Tribal peoples smoked and salted meats and sundried vegetables for other reasons as well. The meats, animal pelts, and vegetables, were the currency of the day. They were practicing financial stewardship. Thinking of the future, delaying some sort of gratification for another day has been virtually a universal element of diverse human cultures.
Unfortunately, cultural developments and philosophical attacks upon the concept of saving for the future have undermined the virtue of stewardship for the future among some today. The growth and ease of access to credit has morphed the current focus of many from delayed to immediate gratification. Rather than saving for tomorrow the focus has become, “Can I afford to make the payment today?” Some claim thinking about and planning for the future is a foreign concept among certain racial and tribal groups in their historical settings. Both lines of thought are harmful and should be rejected.

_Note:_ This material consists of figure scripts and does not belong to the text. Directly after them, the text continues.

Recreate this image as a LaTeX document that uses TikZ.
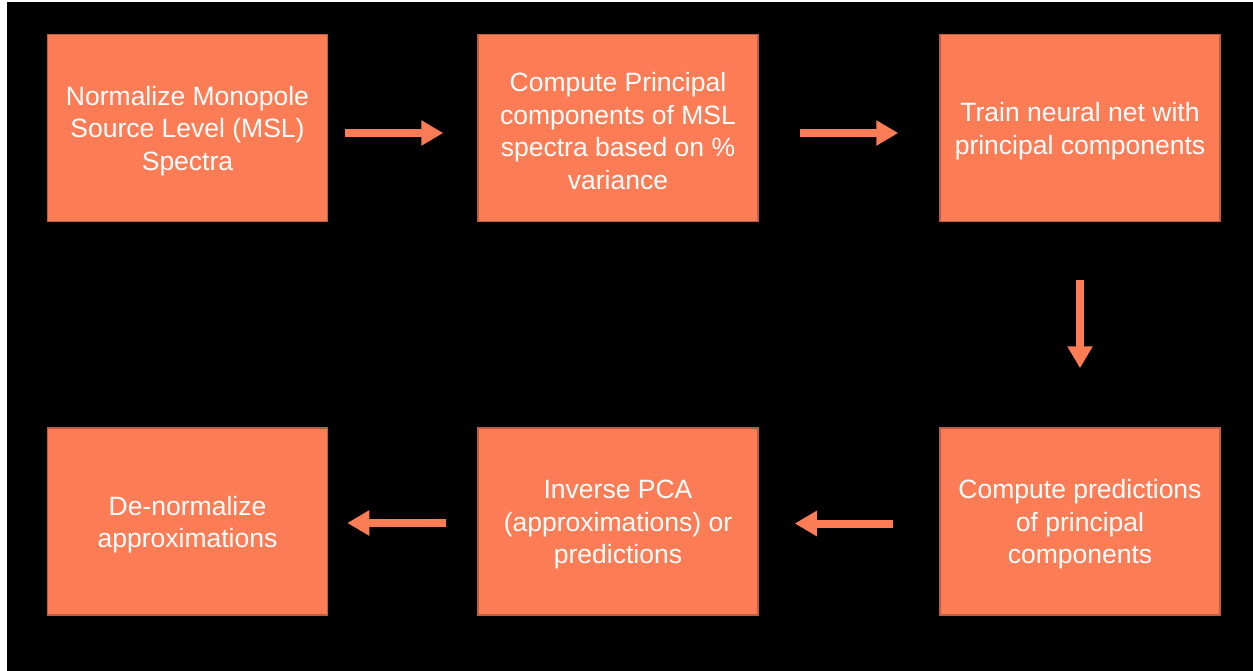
\documentclass[tikz,border=0pt]{standalone}
\usepackage{fontspec}
\setmainfont{Liberation Sans}
\usetikzlibrary{arrows.meta,calc}
\definecolor{coral}{HTML}{FC7C56}
\definecolor{coraledge}{HTML}{BE5E3E}
\tikzset{
  stepbox/.style={draw=coraledge, line width=1.5pt, fill=coral, minimum width=280pt, minimum height=187pt,
    text=white, align=center, inner sep=0pt, font=\fontsize{26.5}{32.5}\selectfont},
  steptext/.style={text=white, align=center, inner sep=0pt, font=\fontsize{26.5}{32.5}\selectfont},
  flow/.style={draw=coral, line width=8pt, -{Triangle[length=22pt,width=24pt]}}
}
\begin{document}
\begin{tikzpicture}[x=1pt,y=-1pt]
\useasboundingbox (0,0) rectangle (1253,671);
\fill[white] (0,0) rectangle (1253,671);
\fill[black] (7,2) rectangle (1253,671);
\node[stepbox] (b1) at (187.5,128) {};
\node[stepbox] (b2) at (618,128) {};
\node[stepbox] (b3) at (1080,128) {};
\node[stepbox] (b4) at (187.5,521.5) {};
\node[stepbox] (b5) at (618,521.5) {};
\node[stepbox] (b6) at (1080,521.5) {};
\node[steptext] (t1) at ($(b1.center)+(0,3)$) {Normalize Monopole\\Source Level (MSL)\\Spectra};
\node[steptext] (t2) at ($(b2.center)+(0,3)$) {Compute Principal\\components of MSL\\spectra based on \%\\variance};
\node[steptext] (t3) at ($(b3.center)+(0,3)$) {Train neural net with\\principal components};
\node[steptext] (t4) at ($(b4.center)+(0,3)$) {De-normalize\\approximations};
\node[steptext] (t5) at ($(b5.center)+(0,3)$) {Inverse PCA\\(approximations) or\\predictions};
\node[steptext] (t6) at ($(b6.center)+(0,3)$) {Compute predictions\\of principal\\components};
\draw[flow] ($(b1.east)+(17,5)$) -- ($(b2.west)+(-34,5)$);
\draw[flow] ($(b2.east)+(41,5)$) -- ($(b3.west)+(-41,5)$);
\draw[flow] ($(b3.south)+(0,58)$) -- ($(b6.north)+(0,-59)$);
\draw[flow] ($(b6.west)+(-46,2)$) -- ($(b5.east)+(36,2)$);
\draw[flow] ($(b5.west)+(-31,1.5)$) -- ($(b4.east)+(19,1.5)$);
\end{tikzpicture}
\end{document}
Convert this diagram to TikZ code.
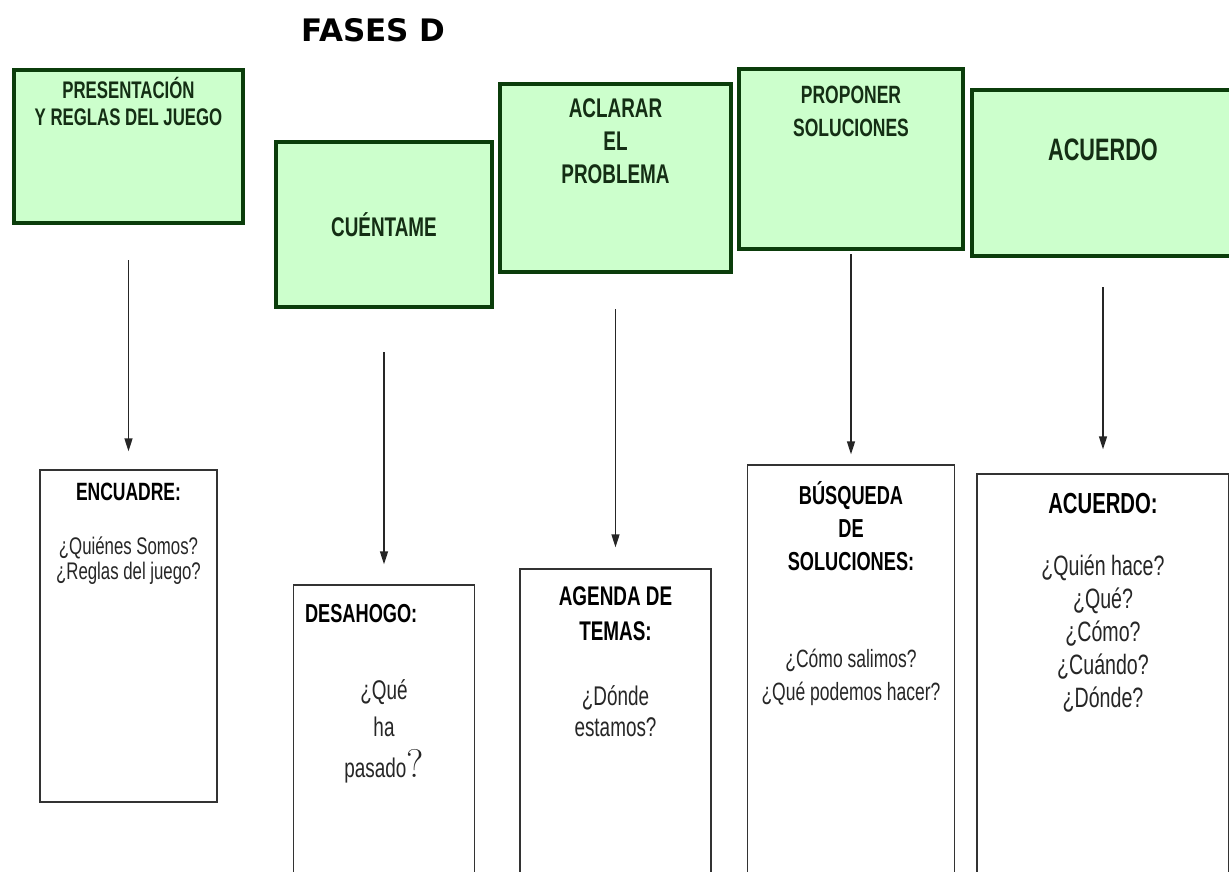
\documentclass[tikz,border=0pt]{standalone}
\usepackage{fontspec}
\newfontfamily\narrowfont[FakeStretch=0.7]{Liberation Sans}
\newfontfamily\titlefont{DejaVu Sans}
\usepackage{xcolor}
\usepackage{tikz}
\usetikzlibrary{arrows.meta,positioning}
\definecolor{fasefill}{HTML}{CCFFCC}
\definecolor{faseline}{HTML}{0B3D0B}
\definecolor{fasetext}{HTML}{142E14}

\begin{document}
\begin{tikzpicture}[
    x=1pt, y=-1pt,
    fase/.style={rectangle, draw=faseline, fill=fasefill, line width=4pt, inner sep=0},
    tarea/.style={rectangle, draw=black!80, line width=1.3pt, inner sep=0},
    fasetxt/.style={align=center, text=fasetext, inner sep=0, font=\narrowfont\bfseries\fontsize{25}{33}\selectfont},
    tareahead/.style={align=center, inner sep=0, font=\narrowfont\bfseries\fontsize{26}{33}\selectfont},
    pregunta/.style={align=center, inner sep=0, text=black!85, font=\narrowfont\fontsize{25}{33}\selectfont},
    flecha/.style={draw=black!85, line width=1.3pt, -{Triangle[length=13pt,width=8pt]}}]
\useasboundingbox[fill=white] (0,0) rectangle (1229,872);

\node[font=\titlefont\bfseries\fontsize{31}{31}\selectfont] (titulo) at (373.5,30) {FASES D};

% fases
\node[fase, minimum width=229pt, minimum height=153pt] (fase1) at (128.5,146.5) {};
\node[fase, minimum width=216pt, minimum height=165pt] (fase2) at (384,224.5) {};
\node[fase, minimum width=231pt, minimum height=188pt] (fase3) at (615.5,178) {};
\node[fase, minimum width=224pt, minimum height=180pt] (fase4) at (851,159) {};
\node[fase, minimum width=262pt, minimum height=166pt] (fase5) at (1103,173) {};

\node[fasetxt, font=\narrowfont\bfseries\fontsize{24}{27}\selectfont] (f1txt) at ([yshift=-33.5pt]fase1.north) {PRESENTACIÓN\\Y REGLAS DEL JUEGO};
\node[fasetxt, font=\narrowfont\bfseries\fontsize{27}{30}\selectfont] (f2txt) at (fase2) {CUÉNTAME};
\node[fasetxt, font=\narrowfont\bfseries\fontsize{27}{33}\selectfont] (f3txt) at ([yshift=-59pt]fase3.north) {ACLARAR\\EL\\PROBLEMA};
\node[fasetxt] (f4txt) at ([yshift=-44.5pt]fase4.north) {PROPONER\\SOLUCIONES};
\node[fasetxt, font=\narrowfont\bfseries\fontsize{31}{30}\selectfont] (f5txt) at ([yshift=-62pt]fase5.north) {ACUERDO};

% tareas
\node[tarea, minimum width=177pt, minimum height=332pt] (tarea1) at (128.5,636) {};
\node[tarea, minimum width=181pt, minimum height=315pt] (tarea2) at (384,742.5) {};
\node[tarea, minimum width=191pt, minimum height=331pt] (tarea3) at (615.5,734.5) {};
\node[tarea, minimum width=207pt, minimum height=435pt] (tarea4) at (851,682.5) {};
\node[tarea, minimum width=252pt, minimum height=426pt] (tarea5) at (1103,687) {};

\node[tareahead, font=\narrowfont\bfseries\fontsize{25}{26}\selectfont] (t1head) at ([yshift=-23pt]tarea1.north) {ENCUADRE:};
\node[pregunta, font=\narrowfont\fontsize{24}{25}\selectfont] (t1preg) at ([yshift=-91.5pt]tarea1.north) {¿Quiénes Somos?\\¿Reglas del juego?};

\node[tareahead, anchor=west] (t2head) at ([xshift=12pt, yshift=-29pt]tarea2.north west) {DESAHOGO:};
\node[pregunta, font=\narrowfont\fontsize{27}{37}\selectfont] (t2preg) at ([yshift=-147pt]tarea2.north) {¿Qué\\ha\\[4pt]pasado{\rmfamily\fontsize{40}{40}\selectfont ?}};

\node[tareahead, font=\narrowfont\bfseries\fontsize{27}{35}\selectfont] (t3head) at ([yshift=-45.5pt]tarea3.north) {AGENDA DE\\TEMAS:};
\node[pregunta, font=\narrowfont\fontsize{27}{31}\selectfont] (t3preg) at ([yshift=-142.5pt]tarea3.north) {¿Dónde\\estamos?};

\node[tareahead] (t4head) at ([yshift=-62pt]tarea4.north) {BÚSQUEDA\\DE\\SOLUCIONES:};
\node[pregunta] (t4preg) at ([yshift=-213.5pt]tarea4.north) {¿Cómo salimos?\\¿Qué podemos hacer?};

\node[tareahead, font=\narrowfont\bfseries\fontsize{29}{30}\selectfont] (t5head) at ([yshift=-30pt]tarea5.north) {ACUERDO:};
\node[pregunta, font=\narrowfont\fontsize{28}{33}\selectfont] (t5preg) at ([yshift=-160pt]tarea5.north) {¿Quién hace?\\¿Qué?\\¿Cómo?\\¿Cuándo?\\¿Dónde?};

% flechas
\draw[flecha, shorten <=35pt, shorten >=18pt] (fase1.south) -- (tarea1.north);
\draw[flecha, shorten <=43pt, shorten >=20pt] (fase2.south) -- (tarea2.north);
\draw[flecha, shorten <=35pt, shorten >=21pt] (fase3.south) -- (tarea3.north);
\draw[flecha, shorten <=3pt, shorten >=10pt] (fase4.south) -- (tarea4.north);
\draw[flecha, shorten <=29pt, shorten >=24pt] (fase5.south) -- (tarea5.north);

\end{tikzpicture}
\end{document}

As previously shown, saving for the future is an historically demonstrable, natural element of human culture. It is universal because it is an element of how God has revealed himself to mankind. God’s first words to mankind, immediately after their creation was looking to the future, “Be fruitful and multiply an fill the earth and subdue it, and have dominion over the fish of the sea and over the birds of the heavens and over every living thing that moves on the earth” (Gen 1:28). When man descended into the world of sin, God’s response was to speak to the future (Gen 3:14-19). Throughout Scripture, God calls every human to live in the present with an eye to the future of personal life and as a steward of the earth. It is natural for all of mankind to look toward and plan for the future, because God has created us in his image!
We hope everyone will embrace this natural desire of the human heart to plan for their future. Consider your spiritual future and plan for eternity. Consider your personal and family life. Plan accordingly for your financial future. It is as natural as salting away some of the meat from today’s hunt in order to have it bless the future!